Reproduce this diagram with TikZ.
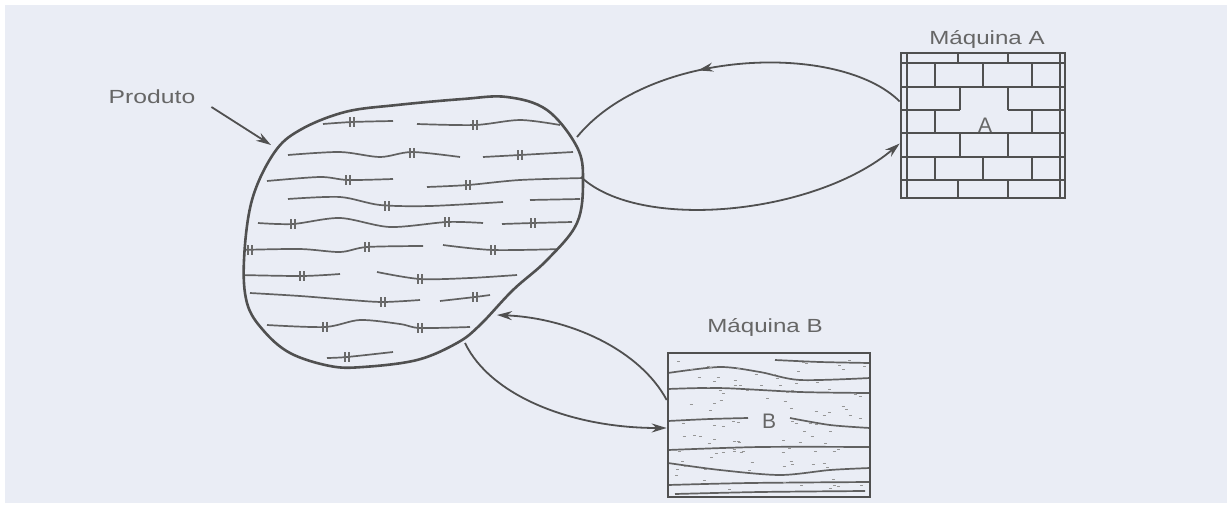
\documentclass[tikz,border=0pt]{standalone}
\usepackage{graphicx}
\usepackage{fontspec}
\setmainfont{Liberation Sans}
\usetikzlibrary{arrows.meta,decorations.markings}
\definecolor{paper}{HTML}{EAEDF5}
\definecolor{ink}{HTML}{505050}
\definecolor{txt}{HTML}{666666}

\tikzset{
  outline/.style={draw=ink, line width=2.6pt},
  hatch/.style={draw=ink!90, line width=1.7pt},
  brick/.style={draw=ink, line width=1.5pt},
  flow/.style={draw=ink, line width=1.8pt},
  tip/.style={-{Stealth[length=15pt,width=9pt]}},
  midtip/.style={postaction=decorate, decoration={markings,
      mark=at position #1 with {\arrow{Stealth[length=15pt,width=9pt]}}}},
  caption/.style={text=txt, font=\fontsize{19}{22}\selectfont, inner sep=0pt},
  machine/.style={draw=ink, line width=2.6pt, rectangle, inner sep=0pt},
  letter/.style={text=txt, font=\fontsize{21}{24}\selectfont, inner sep=1pt},
  grainmark/.style={draw=ink!85, line width=1.1pt},
}

\begin{document}
\begin{tikzpicture}[x=1pt, y=-1pt]
  % sheet
  \fill[white] (0,0) rectangle (1231,506);
  \fill[paper] (5,5) rectangle (1227,503);
  \useasboundingbox (0,0) rectangle (1231,506);

  % ---------- product ----------
  \begin{scope}
    \clip plot[smooth cycle, tension=0.6] coordinates {
      (300,130) (345,112) (397,105) (463,99) (507,97) (547,110) (577,147) (583,180)
      (577,223) (547,260) (513,290) (480,325) (457,343) (417,360) (363,367)
      (330,366) (290,353) (263,330) (247,303) (244,260) (252,200) (274,153)};
    \draw[hatch] plot[smooth] coordinates {(323,124) (352,122) (393,121)};
    \draw[hatch] plot[smooth] coordinates {(417,124) (475,125) (520,120) (560,125)};
    \draw[hatch] plot[smooth] coordinates {(288,155) (340,152) (380,157) (412,152) (460,157)};
    \draw[hatch] plot[smooth] coordinates {(483,157) (520,155) (573,152)};
    \draw[hatch] plot[smooth] coordinates {(267,181) (320,177) (348,180) (393,179)};
    \draw[hatch] plot[smooth] coordinates {(427,187) (468,185) (520,180) (585,178)};
    \draw[hatch] plot[smooth] coordinates {(288,199) (340,197) (380,205) (430,206) (503,202)};
    \draw[hatch] plot[smooth] coordinates {(530,200) (580,199)};
    \draw[hatch] plot[smooth] coordinates {(258,223) (293,224) (340,218) (390,227) (447,222) (483,223)};
    \draw[hatch] plot[smooth] coordinates {(502,224) (533,223) (572,222)};
    \draw[hatch] plot[smooth] coordinates {(240,250) (300,249) (340,252) (367,247) (423,246)};
    \draw[hatch] plot[smooth] coordinates {(443,245) (493,250) (563,249)};
    \draw[hatch] plot[smooth] coordinates {(240,275) (302,276) (340,274)};
    \draw[hatch] plot[smooth] coordinates {(377,272) (420,279) (470,278) (517,275)};
    \draw[hatch] plot[smooth] coordinates {(250,293) (300,296) (350,300) (383,302) (420,300)};
    \draw[hatch] plot[smooth] coordinates {(440,301) (475,297) (490,295)};
    \draw[hatch] plot[smooth] coordinates {(267,325) (325,327) (360,320) (400,324) (420,328) (470,327)};
    \draw[hatch] plot[smooth] coordinates {(327,358) (347,357) (393,352)};
    % small double strokes across the grain lines
    \foreach \gx/\gy in {352/122,475/125,412/153,520/155,348/180,468/185,
                         387/206,293/224,447/222,533/223,250/250,367/247,
                         493/250,302/276,420/279,383/302,475/297,325/327,
                         420/328,347/357}
      {\draw[grainmark] (\gx-2,\gy-5) -- (\gx-2,\gy+5)
                        (\gx+2,\gy-5) -- (\gx+2,\gy+5);}
  \end{scope}
  \draw[outline] plot[smooth cycle, tension=0.6] coordinates {
      (300,130) (345,112) (397,105) (463,99) (507,97) (547,110) (577,147) (583,180)
      (577,223) (547,260) (513,290) (480,325) (457,343) (417,360) (363,367)
      (330,366) (290,353) (263,330) (247,303) (244,260) (252,200) (274,153)};

  % points on the product outline where the flows meet it
  \coordinate (pr-nw)  at (271,145);
  \coordinate (pr-a1)  at (577,137);
  \coordinate (pr-a2)  at (581,177);
  \coordinate (pr-b1)  at (497,315);
  \coordinate (pr-b2)  at (465,343);

  \node[caption] (prod) at (152,97) {\scalebox{1.3}[1]{Produto}};
  \draw[flow, tip] ([xshift=16pt,yshift=-10pt]prod.east) -- (pr-nw);

  % ---------- machine A (brickwork) ----------
  \node[machine, minimum width=164pt, minimum height=145pt] (mA) at (983,125.5) {};
  \draw[brick] (907,53) -- (907,198) (1060,53) -- (1060,198);
  \draw[brick] (901,63) -- (1065,63) (901,87) -- (1065,87)
               (901,110) -- (960,110) (1008,110) -- (1065,110)
               (901,133) -- (1065,133) (901,157) -- (1065,157)
               (901,180) -- (1065,180);
  \draw[brick] (958,53) -- (958,63) (1008,53) -- (1008,63);
  \draw[brick] (935,63) -- (935,87) (983,63) -- (983,87) (1032,63) -- (1032,87);
  \draw[brick] (960,87) -- (960,110) (1008,87) -- (1008,110);
  \draw[brick] (935,110) -- (935,133) (1032,110) -- (1032,133);
  \draw[brick] (960,133) -- (960,157) (1008,133) -- (1008,157);
  \draw[brick] (935,157) -- (935,180) (983,157) -- (983,180) (1032,157) -- (1032,180);
  \draw[brick] (958,180) -- (958,198) (1008,180) -- (1008,198);
  \node[machine, minimum width=164pt, minimum height=145pt] at (mA) {};
  \node[letter] (lA) at (985,125) {A};
  \node[caption] (capA) at (987,39) {\scalebox{1.27}[1]{Máquina A}};

  % ---------- machine B (grain) ----------
  \node[machine, minimum width=202pt, minimum height=144pt] (mB) at (769,425) {};
  \begin{scope}
    \clip (669,354) rectangle (869,496);
    \draw[hatch] plot[smooth] coordinates {(668,373) (720,367) (760,372) (800,380) (870,378)};
    \draw[hatch] plot[smooth] coordinates {(775,360) (820,362) (870,363)};
    \draw[hatch] plot[smooth] coordinates {(668,389) (720,388) (800,392) (870,393)};
    \draw[hatch] plot[smooth] coordinates {(668,421) (710,419) (748,418)};
    \draw[hatch] plot[smooth] coordinates {(790,418) (830,425) (870,428)};
    \draw[hatch] plot[smooth] coordinates {(668,450) (760,447) (870,447)};
    \draw[hatch] plot[smooth] coordinates {(668,463) (720,470) (780,475) (830,470) (870,468)};
    \draw[hatch] plot[smooth] coordinates {(668,485) (750,483) (870,482)};
    \draw[hatch] plot[smooth] coordinates {(675,494) (760,492) (865,491)};
    \pgfmathsetseed{11}
    \foreach \i in {1,...,110} {
      \pgfmathsetmacro\px{675+190*rnd}
      \pgfmathsetmacro\py{360+132*rnd}
      \draw[ink!60, line width=1pt] (\px,\py) -- ++(3,0);
    }
  \end{scope}
  \node[machine, minimum width=202pt, minimum height=144pt] at (mB) {};
  \fill[paper] (760,408) rectangle (780,434);
  \node[letter] (lB) at (769,421) {B};
  \node[caption] (capB) at (765,327) {\scalebox{1.27}[1]{Máquina B}};

  % ---------- flows ----------
  \draw[flow, midtip=0.6] ([yshift=24pt]mA.west)
      .. controls (840,42) and (650,48) .. (pr-a1);
  \draw[flow, tip] (pr-a2)
      .. controls (640,232) and (815,215) .. ([yshift=-18pt]mA.west);
  \draw[flow, tip] ([yshift=25pt]mB.west)
      .. controls (640,350) and (570,318) .. (pr-b1);
  \draw[flow, tip] (pr-b2)
      .. controls (490,395) and (570,428) .. ([yshift=-3pt]mB.west);
\end{tikzpicture}
\end{document}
+ + + + +
* What this task involves *
Of the lines in the data, how many contain the word "with"? Provide the number and nothing further.

* Output of the exercise *
2